Brasil: o país e o futebol na série C
José Miguel Wisnik é autor do livro “Veneno remédio – o futebol e o Brasil“ (Companhia das Letras, 2008). Creio que seja o melhor livro de autor brasileiro sobre o futebol e seu significado sociológico, talvez superado no exterior pelos clássicos do gênero do mestre uruguaio Eduardo Galeano.
Wisnik coteja a história de fracassos ou sucessos do futebol brasileiro com a história de vergonha ou pundonor da população do país: ora o acanhado complexo de vira-lata, ora a dignidade e esperança de acreditar na grandeza do país que estamos destinados a ser. Não só a grandeza territorial e populacional, mas, sobretudo, a grandeza moral, sem a qual nada prospera. Nem o futebol.
Nem vamos falar da copa, nem dos nossos principais protagonistas atuais, que já nos colaram a pecha de país dos cai-cais. Falta ao craque cai-cai a compreensão que futebol não é só saber lidar com a bola. É também garra, combatividade, frieza, dedicação, propósito. Qualidades não compráveis nem mesmo com os absurdos altos salários. Elas estão lastreadas em algo mais transcendente. Por exemplo, o amor à camisa e ao país que ela representa.
Vamos falar do Flamengo no campeonato mundial de clubes e na seleção sub-20 no sul-americano disputado na Colômbia, duas competições recentes. Os sub-20 acabaram conquistando o título. Mas não sei como, depois de ver a postura do time frente às seleções da Colômbia e do Paraguai. O que consegui ver são times brasileiros recheados de supostos craques, caríssimos, mas que não conseguem articular uma jogada de equipe, não conseguem exibir um padrão de jogo, não conseguem demonstrar a mesma garra que os adversários. Parecem bandos desarticulados, perdidos em campo, intimidados com a combatividade do oponente e, sobretudo, sem um objetivo claro a conquistar. Tem-se a impressão que, de fato, o futebol tornou-se um mercado, os jogadores uma mercadoria sem procedência, quer dizer, sem pátria. Mas veja-se que isto vale para os brasileiros; não para os uruguaios, colombianos, sauditas e marroquinos. Muito menos para os croatas, espanhóis, ingleses e argentinos.
É possível que desta vez não seja o futebol que esteja desenhando a identidade do país e seu povo, mas sejam o país e o brasileiro que estejam formatando o futebol. Dizia-se que o “futebol arte” do Brasil, cheio de gingas, dribles e improvisos, era uma expressão da alegria, espontaneidade e criatividade de seu povo. Quais seriam, atualmente, os atributos da população e da nação que estariam a entrelaçar-se e identificar-se com o futebol praticado por nossos times?

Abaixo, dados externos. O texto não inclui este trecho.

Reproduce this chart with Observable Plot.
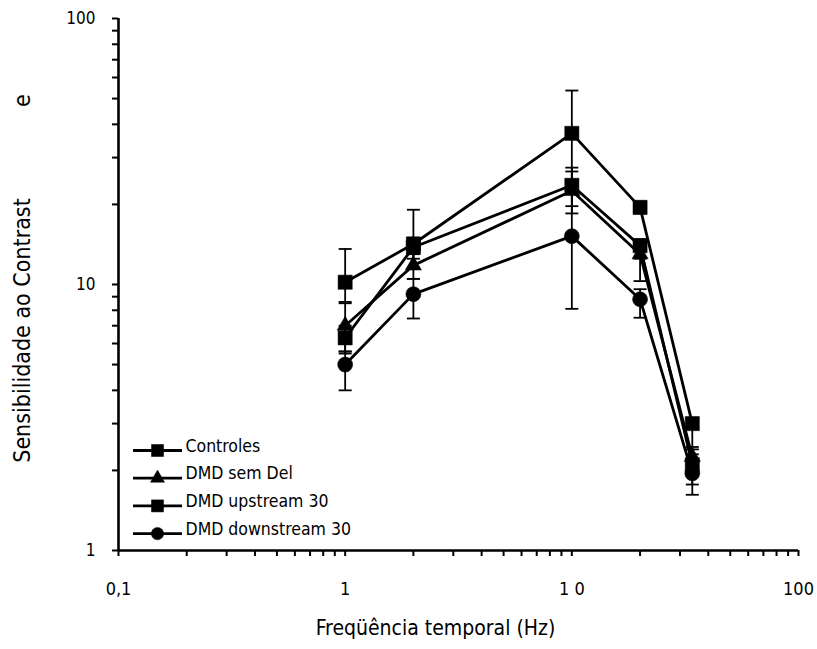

Desculpem-me os torcedores, mas o futebol do Flamengo, da seleção sub-20, e também do meu querido Santos FC e de outros times da “elite” de nosso futebol, estão dignos da série C. Muito atrás dos times estrangeiros cuja motivação vai além do dinheiro.
Nós, no Brasil, estamos com um futebol série C. Num país série C. Que saudade da Democracia Corinthiana!